GOAL — Extract, from the listing that follows, each line containing the word "this".
begin DATA FOR PROCESSING
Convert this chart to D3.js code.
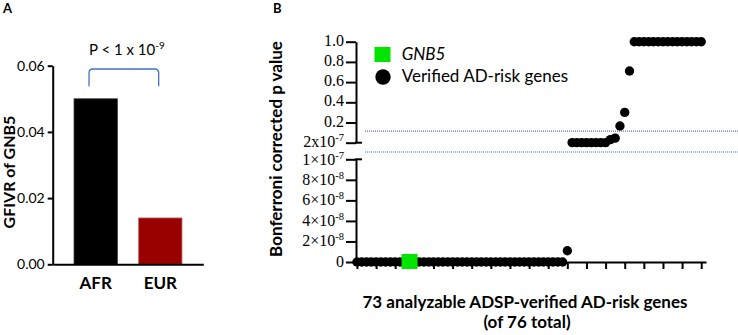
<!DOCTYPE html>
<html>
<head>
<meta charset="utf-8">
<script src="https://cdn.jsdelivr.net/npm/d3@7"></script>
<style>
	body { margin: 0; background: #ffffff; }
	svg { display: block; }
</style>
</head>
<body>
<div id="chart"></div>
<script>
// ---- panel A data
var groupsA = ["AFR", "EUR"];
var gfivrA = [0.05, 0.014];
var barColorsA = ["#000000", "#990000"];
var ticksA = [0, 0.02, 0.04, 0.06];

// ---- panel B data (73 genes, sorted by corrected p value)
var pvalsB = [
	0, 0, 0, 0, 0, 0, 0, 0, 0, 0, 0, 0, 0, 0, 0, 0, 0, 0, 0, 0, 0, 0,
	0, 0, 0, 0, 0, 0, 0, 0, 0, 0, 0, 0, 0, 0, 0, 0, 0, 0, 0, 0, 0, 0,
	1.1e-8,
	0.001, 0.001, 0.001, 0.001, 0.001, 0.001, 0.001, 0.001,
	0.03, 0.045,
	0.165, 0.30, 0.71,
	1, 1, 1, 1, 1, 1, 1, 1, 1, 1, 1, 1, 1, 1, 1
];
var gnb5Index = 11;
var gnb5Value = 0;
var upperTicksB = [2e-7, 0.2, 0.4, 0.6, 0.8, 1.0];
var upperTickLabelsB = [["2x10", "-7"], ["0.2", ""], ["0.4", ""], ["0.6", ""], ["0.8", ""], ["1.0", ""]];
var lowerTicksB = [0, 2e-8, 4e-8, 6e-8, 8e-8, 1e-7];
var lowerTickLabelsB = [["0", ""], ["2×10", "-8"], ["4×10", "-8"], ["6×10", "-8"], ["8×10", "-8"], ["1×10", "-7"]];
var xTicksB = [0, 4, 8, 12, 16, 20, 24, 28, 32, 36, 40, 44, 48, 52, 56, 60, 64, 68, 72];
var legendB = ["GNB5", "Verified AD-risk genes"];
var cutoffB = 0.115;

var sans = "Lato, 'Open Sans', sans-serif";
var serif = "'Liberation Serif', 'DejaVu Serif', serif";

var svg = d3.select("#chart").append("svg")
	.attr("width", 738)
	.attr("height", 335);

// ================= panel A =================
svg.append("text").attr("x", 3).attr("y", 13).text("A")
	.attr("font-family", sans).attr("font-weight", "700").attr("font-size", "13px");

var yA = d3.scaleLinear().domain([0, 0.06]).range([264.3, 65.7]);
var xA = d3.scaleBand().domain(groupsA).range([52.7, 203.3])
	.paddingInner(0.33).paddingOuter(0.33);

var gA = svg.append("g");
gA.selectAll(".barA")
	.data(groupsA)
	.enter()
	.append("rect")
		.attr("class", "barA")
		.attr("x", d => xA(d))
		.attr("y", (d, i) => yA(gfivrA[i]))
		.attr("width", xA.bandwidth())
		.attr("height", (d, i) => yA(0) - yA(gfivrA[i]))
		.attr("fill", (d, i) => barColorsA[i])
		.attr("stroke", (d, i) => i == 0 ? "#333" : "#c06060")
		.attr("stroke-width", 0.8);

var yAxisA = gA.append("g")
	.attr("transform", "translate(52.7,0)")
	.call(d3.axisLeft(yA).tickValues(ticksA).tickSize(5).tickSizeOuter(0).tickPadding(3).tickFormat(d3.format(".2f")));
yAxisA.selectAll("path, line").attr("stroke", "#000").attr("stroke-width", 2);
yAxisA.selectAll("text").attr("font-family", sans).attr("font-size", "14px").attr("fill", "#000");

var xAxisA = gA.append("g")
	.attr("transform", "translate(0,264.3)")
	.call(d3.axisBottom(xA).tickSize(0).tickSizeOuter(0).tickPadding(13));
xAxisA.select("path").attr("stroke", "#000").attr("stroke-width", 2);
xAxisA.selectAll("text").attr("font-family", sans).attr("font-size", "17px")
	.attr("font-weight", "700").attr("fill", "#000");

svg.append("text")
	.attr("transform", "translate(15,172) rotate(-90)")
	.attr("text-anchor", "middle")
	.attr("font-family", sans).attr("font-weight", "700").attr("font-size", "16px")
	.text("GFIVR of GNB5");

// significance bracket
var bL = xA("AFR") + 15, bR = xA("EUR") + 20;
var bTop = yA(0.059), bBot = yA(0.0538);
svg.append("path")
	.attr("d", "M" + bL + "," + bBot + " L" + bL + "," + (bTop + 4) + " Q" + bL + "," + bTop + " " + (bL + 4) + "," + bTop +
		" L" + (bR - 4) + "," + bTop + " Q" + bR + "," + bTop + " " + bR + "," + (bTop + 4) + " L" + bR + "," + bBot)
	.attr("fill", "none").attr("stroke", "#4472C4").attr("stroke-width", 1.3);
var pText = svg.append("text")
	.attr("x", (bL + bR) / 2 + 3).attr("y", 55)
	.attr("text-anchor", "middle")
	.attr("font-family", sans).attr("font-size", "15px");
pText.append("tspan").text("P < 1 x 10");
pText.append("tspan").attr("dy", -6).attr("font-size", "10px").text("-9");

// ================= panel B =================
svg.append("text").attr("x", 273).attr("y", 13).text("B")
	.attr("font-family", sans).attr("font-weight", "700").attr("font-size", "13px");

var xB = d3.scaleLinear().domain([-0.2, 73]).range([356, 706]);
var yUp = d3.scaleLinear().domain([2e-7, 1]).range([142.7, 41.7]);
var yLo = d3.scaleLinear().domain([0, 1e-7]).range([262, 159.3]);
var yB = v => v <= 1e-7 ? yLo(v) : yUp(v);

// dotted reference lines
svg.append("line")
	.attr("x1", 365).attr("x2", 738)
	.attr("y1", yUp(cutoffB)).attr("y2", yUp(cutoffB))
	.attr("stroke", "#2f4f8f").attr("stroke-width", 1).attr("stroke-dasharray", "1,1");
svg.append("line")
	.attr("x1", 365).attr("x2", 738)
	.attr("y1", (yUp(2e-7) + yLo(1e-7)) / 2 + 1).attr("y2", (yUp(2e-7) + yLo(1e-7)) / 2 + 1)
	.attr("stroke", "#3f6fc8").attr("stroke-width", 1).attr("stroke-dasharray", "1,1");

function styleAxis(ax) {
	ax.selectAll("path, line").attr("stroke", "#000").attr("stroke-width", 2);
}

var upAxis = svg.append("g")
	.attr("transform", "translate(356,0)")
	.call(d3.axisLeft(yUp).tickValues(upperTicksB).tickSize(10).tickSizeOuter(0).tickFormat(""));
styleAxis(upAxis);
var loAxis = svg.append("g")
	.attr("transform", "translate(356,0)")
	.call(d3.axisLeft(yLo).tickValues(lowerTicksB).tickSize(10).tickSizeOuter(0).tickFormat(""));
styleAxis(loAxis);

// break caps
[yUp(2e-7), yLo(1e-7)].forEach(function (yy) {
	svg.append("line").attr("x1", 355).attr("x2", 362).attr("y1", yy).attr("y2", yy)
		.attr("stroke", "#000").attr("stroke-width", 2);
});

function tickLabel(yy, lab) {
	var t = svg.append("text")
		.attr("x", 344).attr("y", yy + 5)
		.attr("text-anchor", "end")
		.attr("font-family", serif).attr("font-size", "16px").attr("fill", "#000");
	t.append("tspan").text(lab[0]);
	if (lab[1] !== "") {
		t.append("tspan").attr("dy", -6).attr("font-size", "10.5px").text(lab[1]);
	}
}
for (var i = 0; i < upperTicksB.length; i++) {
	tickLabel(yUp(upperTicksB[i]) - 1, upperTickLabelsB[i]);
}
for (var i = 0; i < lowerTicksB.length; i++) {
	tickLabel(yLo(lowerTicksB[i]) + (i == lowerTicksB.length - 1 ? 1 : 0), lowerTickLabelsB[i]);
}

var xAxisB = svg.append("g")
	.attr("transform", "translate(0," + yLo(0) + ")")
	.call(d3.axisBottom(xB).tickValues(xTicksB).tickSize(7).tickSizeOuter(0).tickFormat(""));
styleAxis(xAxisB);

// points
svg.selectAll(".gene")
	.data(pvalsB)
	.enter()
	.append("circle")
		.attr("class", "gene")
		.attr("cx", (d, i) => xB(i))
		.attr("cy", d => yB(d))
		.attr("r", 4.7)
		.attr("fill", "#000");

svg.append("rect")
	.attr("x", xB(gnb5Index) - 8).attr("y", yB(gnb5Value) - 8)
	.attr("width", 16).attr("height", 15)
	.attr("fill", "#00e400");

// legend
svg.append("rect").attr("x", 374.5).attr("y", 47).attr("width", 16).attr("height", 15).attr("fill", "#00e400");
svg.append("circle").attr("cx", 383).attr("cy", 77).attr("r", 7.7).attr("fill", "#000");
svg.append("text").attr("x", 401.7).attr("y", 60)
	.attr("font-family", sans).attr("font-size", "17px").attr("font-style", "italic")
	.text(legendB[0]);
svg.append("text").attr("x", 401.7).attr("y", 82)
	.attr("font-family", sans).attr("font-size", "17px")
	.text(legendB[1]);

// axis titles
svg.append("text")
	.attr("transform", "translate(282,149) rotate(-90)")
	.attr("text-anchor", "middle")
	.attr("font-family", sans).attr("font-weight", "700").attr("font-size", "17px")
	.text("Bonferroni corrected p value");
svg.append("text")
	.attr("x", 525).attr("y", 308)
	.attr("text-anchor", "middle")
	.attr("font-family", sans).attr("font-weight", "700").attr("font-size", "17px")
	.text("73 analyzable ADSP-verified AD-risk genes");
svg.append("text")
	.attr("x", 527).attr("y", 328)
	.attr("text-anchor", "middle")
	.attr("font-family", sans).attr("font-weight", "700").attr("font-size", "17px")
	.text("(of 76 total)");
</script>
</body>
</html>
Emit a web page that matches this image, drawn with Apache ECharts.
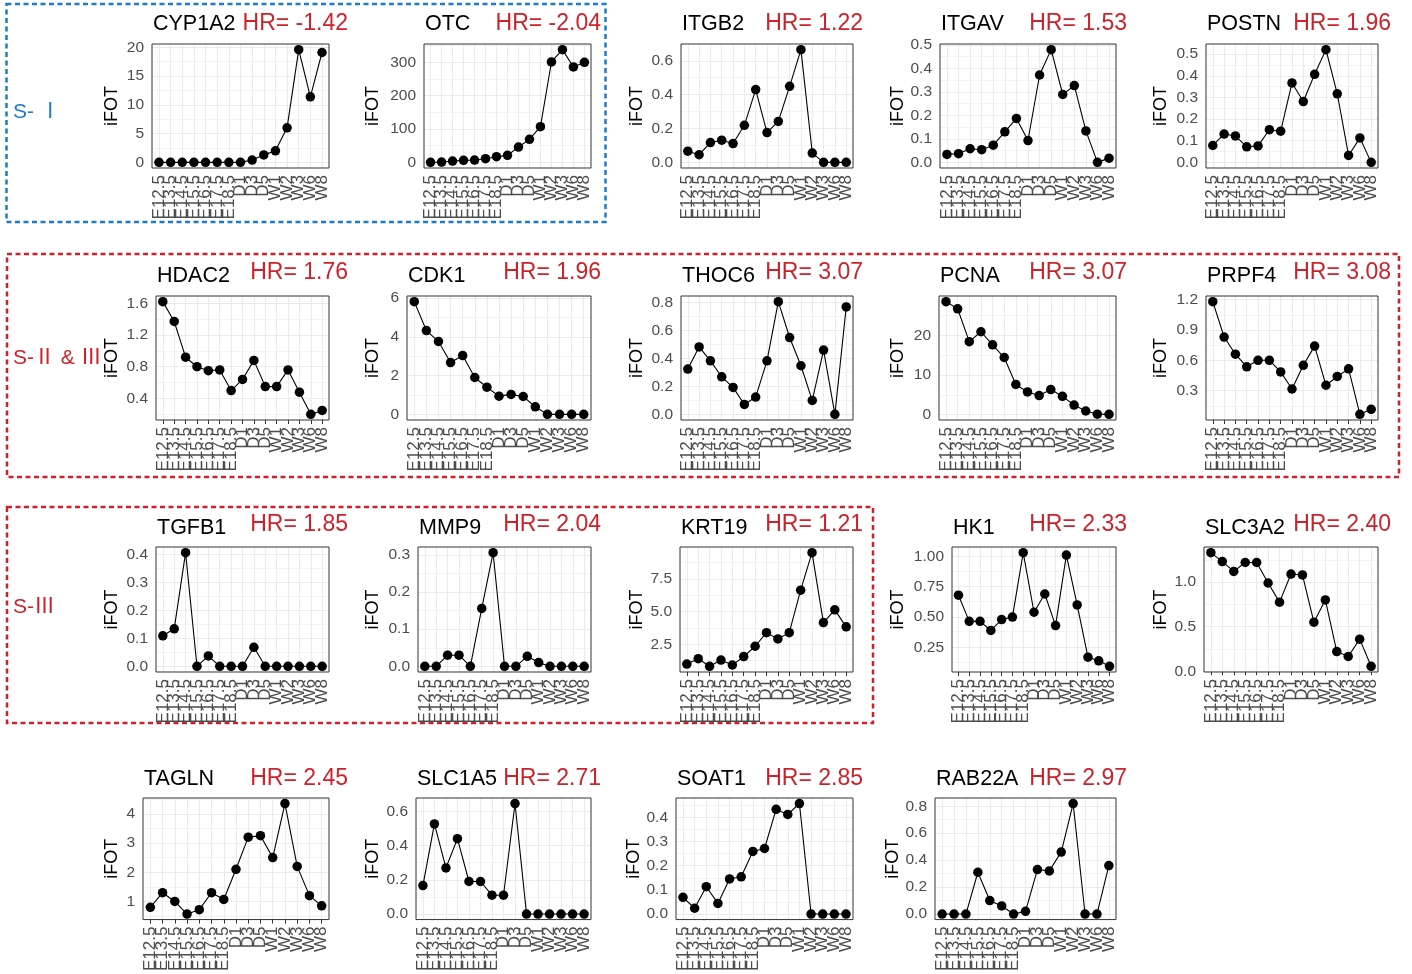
end DATA FOR PROCESSING
WRITTEN SOLUTION —
Convert this chart to D3.js code.
Emit a web page that matches this image, drawn with Apache ECharts.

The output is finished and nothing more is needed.